The NY Times offers what it calls “essential questions” for failure across various disciplines and professions. These could easily become
age-appropriate lessons that integrate with our approach to developing critical
thinking and meta-cognition about learning habits.
The Herald News reports on a school using the technique of learning walks to encourage collaboration among teachers. I've reported on my experience with learning walks seven or eight times on this blog (such as here and here).
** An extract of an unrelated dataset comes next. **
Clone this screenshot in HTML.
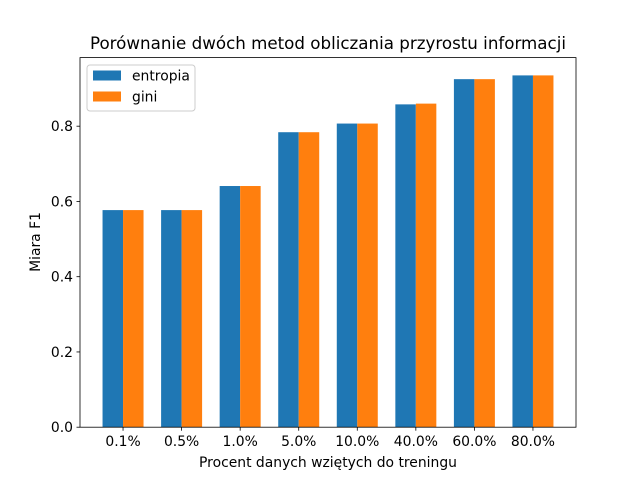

This piece on GovTech presents arguments on both sides of
bringing technology into lower elementary classrooms. This is a topic of that
the elementary faculty discussed briefly during our year-end division meeting –
what is developmentally appropriate technology for children of this age? What
are our responsibilities to integrate digital technology into the classroom in
ways that support the school's Technology learning outcome? Should we broaden the concept of technology to include brooms and mops, pencils and pens, rulers and protractors, and other hands-on practical life tools that we believe are also important for kids to use successfully?
Brad Kunz hits the nail on the head with his post on ASCD: good teaching should be focused on student learning and understanding, not on the evaluation or grade that a child earns. Good assessment is just a tool to help teachers gauge a child's progress in the arc of learning, not a means to evaluate and judge a child's worth. Besides, we all know that grades are completely subjective and actually damage children's intrinsic motivation.
Algebraic thinking should be part of the upper elementary math curriculum, but as this article from the Harvard Education Letter points out, there's a huge difference between pushing 8th grade math to 3rd grade, and building off of what younger students already know and do in a developmentally-appropriate way. That's why we love the NCTM standards: the five strands of mathematical thinking - operations, geometry, algebra, measurement, and data analysis - should be taught at ALL grade levels.
Here's a short and sweet call for sanity from Renee Moore that resonates nicely with our approach to standardized testing.
In some ways, not understanding the importance of critical thinking skills is indicative of a lack of those same skills. This has to be some sort of self-fulfilling prophecy.